# [What is required]
All of the lines below are to be transcribed faithfully, with pictures excluded from the copy.

• • •

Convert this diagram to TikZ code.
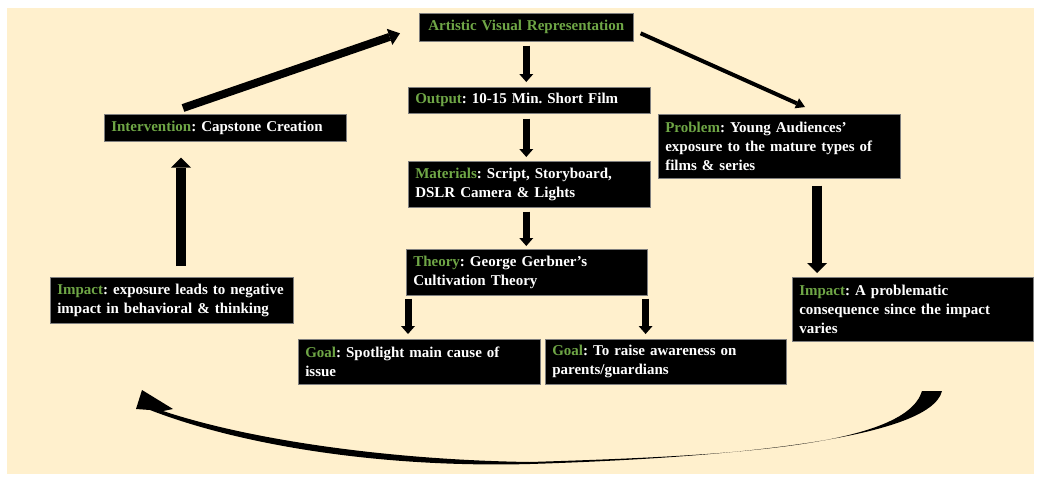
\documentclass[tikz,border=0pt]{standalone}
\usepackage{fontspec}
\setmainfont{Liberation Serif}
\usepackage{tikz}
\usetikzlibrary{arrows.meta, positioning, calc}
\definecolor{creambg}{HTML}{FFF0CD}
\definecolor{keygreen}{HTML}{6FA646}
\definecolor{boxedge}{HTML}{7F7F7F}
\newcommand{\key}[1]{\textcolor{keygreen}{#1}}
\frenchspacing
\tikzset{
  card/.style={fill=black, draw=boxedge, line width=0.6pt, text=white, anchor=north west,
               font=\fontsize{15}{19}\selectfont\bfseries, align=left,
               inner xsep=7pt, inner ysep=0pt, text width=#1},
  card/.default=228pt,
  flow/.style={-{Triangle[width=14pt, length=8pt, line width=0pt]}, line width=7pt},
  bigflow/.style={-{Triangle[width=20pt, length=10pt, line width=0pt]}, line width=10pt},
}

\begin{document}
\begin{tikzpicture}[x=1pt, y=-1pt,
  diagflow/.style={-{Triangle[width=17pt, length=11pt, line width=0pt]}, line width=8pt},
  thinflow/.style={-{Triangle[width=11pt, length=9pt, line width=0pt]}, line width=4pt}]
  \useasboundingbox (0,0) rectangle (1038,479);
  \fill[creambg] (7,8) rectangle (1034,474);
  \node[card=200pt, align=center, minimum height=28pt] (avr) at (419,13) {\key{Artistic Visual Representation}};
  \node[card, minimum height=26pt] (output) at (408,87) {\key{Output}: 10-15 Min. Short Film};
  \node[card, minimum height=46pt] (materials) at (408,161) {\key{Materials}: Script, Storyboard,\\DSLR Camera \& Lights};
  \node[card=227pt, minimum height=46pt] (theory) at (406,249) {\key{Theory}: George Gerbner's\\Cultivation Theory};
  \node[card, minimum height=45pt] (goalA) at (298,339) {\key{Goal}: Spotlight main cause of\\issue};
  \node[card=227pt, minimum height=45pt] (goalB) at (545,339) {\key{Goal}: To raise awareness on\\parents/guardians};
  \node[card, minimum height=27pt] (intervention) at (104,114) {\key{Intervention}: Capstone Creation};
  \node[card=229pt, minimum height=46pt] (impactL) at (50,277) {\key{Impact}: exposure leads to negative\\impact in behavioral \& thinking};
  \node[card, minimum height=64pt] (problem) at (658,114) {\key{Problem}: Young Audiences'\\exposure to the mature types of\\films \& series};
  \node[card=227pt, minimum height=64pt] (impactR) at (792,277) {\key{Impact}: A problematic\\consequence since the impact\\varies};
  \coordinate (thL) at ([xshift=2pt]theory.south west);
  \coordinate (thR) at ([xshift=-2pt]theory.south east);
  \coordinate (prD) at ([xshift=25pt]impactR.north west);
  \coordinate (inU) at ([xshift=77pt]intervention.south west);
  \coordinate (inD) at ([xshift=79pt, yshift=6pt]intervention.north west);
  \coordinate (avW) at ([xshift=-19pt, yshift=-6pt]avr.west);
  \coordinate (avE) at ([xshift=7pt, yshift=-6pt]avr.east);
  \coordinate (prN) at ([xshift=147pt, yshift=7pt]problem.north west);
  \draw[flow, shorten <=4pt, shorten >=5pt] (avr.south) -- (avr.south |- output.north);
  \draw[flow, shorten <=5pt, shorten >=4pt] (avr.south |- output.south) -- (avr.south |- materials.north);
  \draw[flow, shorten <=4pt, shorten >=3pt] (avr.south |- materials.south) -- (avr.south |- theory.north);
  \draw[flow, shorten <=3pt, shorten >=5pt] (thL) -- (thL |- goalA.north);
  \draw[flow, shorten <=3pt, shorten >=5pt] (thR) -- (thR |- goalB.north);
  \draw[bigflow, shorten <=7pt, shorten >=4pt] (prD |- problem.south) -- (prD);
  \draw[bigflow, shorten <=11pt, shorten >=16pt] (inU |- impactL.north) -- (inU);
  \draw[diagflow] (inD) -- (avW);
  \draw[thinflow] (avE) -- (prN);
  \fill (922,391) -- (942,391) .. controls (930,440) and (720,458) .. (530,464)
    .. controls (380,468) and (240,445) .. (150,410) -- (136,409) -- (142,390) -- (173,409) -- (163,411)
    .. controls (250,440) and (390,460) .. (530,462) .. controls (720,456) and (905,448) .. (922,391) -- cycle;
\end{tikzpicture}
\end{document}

• • •

# [Task response]
Convert this diagram to TikZ code.
\documentclass[tikz,border=0pt]{standalone}
\usepackage{fontspec}
\setmainfont{Liberation Serif}
\usepackage{tikz}
\usetikzlibrary{arrows.meta, positioning, calc}
\definecolor{creambg}{HTML}{FFF0CD}
\definecolor{keygreen}{HTML}{6FA646}
\definecolor{boxedge}{HTML}{7F7F7F}
\newcommand{\key}[1]{\textcolor{keygreen}{#1}}
\frenchspacing
\tikzset{
  card/.style={fill=black, draw=boxedge, line width=0.6pt, text=white, anchor=north west,
               font=\fontsize{15}{19}\selectfont\bfseries, align=left,
               inner xsep=7pt, inner ysep=0pt, text width=#1},
  card/.default=228pt,
  flow/.style={-{Triangle[width=14pt, length=8pt, line width=0pt]}, line width=7pt},
  bigflow/.style={-{Triangle[width=20pt, length=10pt, line width=0pt]}, line width=10pt},
}

\begin{document}
\begin{tikzpicture}[x=1pt, y=-1pt,
  diagflow/.style={-{Triangle[width=17pt, length=11pt, line width=0pt]}, line width=8pt},
  thinflow/.style={-{Triangle[width=11pt, length=9pt, line width=0pt]}, line width=4pt}]
  \useasboundingbox (0,0) rectangle (1038,479);
  \fill[creambg] (7,8) rectangle (1034,474);
  \node[card=200pt, align=center, minimum height=28pt] (avr) at (419,13) {\key{Artistic Visual Representation}};
  \node[card, minimum height=26pt] (output) at (408,87) {\key{Output}: 10-15 Min. Short Film};
  \node[card, minimum height=46pt] (materials) at (408,161) {\key{Materials}: Script, Storyboard,\\DSLR Camera \& Lights};
  \node[card=227pt, minimum height=46pt] (theory) at (406,249) {\key{Theory}: George Gerbner's\\Cultivation Theory};
  \node[card, minimum height=45pt] (goalA) at (298,339) {\key{Goal}: Spotlight main cause of\\issue};
  \node[card=227pt, minimum height=45pt] (goalB) at (545,339) {\key{Goal}: To raise awareness on\\parents/guardians};
  \node[card, minimum height=27pt] (intervention) at (104,114) {\key{Intervention}: Capstone Creation};
  \node[card=229pt, minimum height=46pt] (impactL) at (50,277) {\key{Impact}: exposure leads to negative\\impact in behavioral \& thinking};
  \node[card, minimum height=64pt] (problem) at (658,114) {\key{Problem}: Young Audiences'\\exposure to the mature types of\\films \& series};
  \node[card=227pt, minimum height=64pt] (impactR) at (792,277) {\key{Impact}: A problematic\\consequence since the impact\\varies};
  \coordinate (thL) at ([xshift=2pt]theory.south west);
  \coordinate (thR) at ([xshift=-2pt]theory.south east);
  \coordinate (prD) at ([xshift=25pt]impactR.north west);
  \coordinate (inU) at ([xshift=77pt]intervention.south west);
  \coordinate (inD) at ([xshift=79pt, yshift=6pt]intervention.north west);
  \coordinate (avW) at ([xshift=-19pt, yshift=-6pt]avr.west);
  \coordinate (avE) at ([xshift=7pt, yshift=-6pt]avr.east);
  \coordinate (prN) at ([xshift=147pt, yshift=7pt]problem.north west);
  \draw[flow, shorten <=4pt, shorten >=5pt] (avr.south) -- (avr.south |- output.north);
  \draw[flow, shorten <=5pt, shorten >=4pt] (avr.south |- output.south) -- (avr.south |- materials.north);
  \draw[flow, shorten <=4pt, shorten >=3pt] (avr.south |- materials.south) -- (avr.south |- theory.north);
  \draw[flow, shorten <=3pt, shorten >=5pt] (thL) -- (thL |- goalA.north);
  \draw[flow, shorten <=3pt, shorten >=5pt] (thR) -- (thR |- goalB.north);
  \draw[bigflow, shorten <=7pt, shorten >=4pt] (prD |- problem.south) -- (prD);
  \draw[bigflow, shorten <=11pt, shorten >=16pt] (inU |- impactL.north) -- (inU);
  \draw[diagflow] (inD) -- (avW);
  \draw[thinflow] (avE) -- (prN);
  \fill (922,391) -- (942,391) .. controls (930,440) and (720,458) .. (530,464)
    .. controls (380,468) and (240,445) .. (150,410) -- (136,409) -- (142,390) -- (173,409) -- (163,411)
    .. controls (250,440) and (390,460) .. (530,462) .. controls (720,456) and (905,448) .. (922,391) -- cycle;
\end{tikzpicture}
\end{document}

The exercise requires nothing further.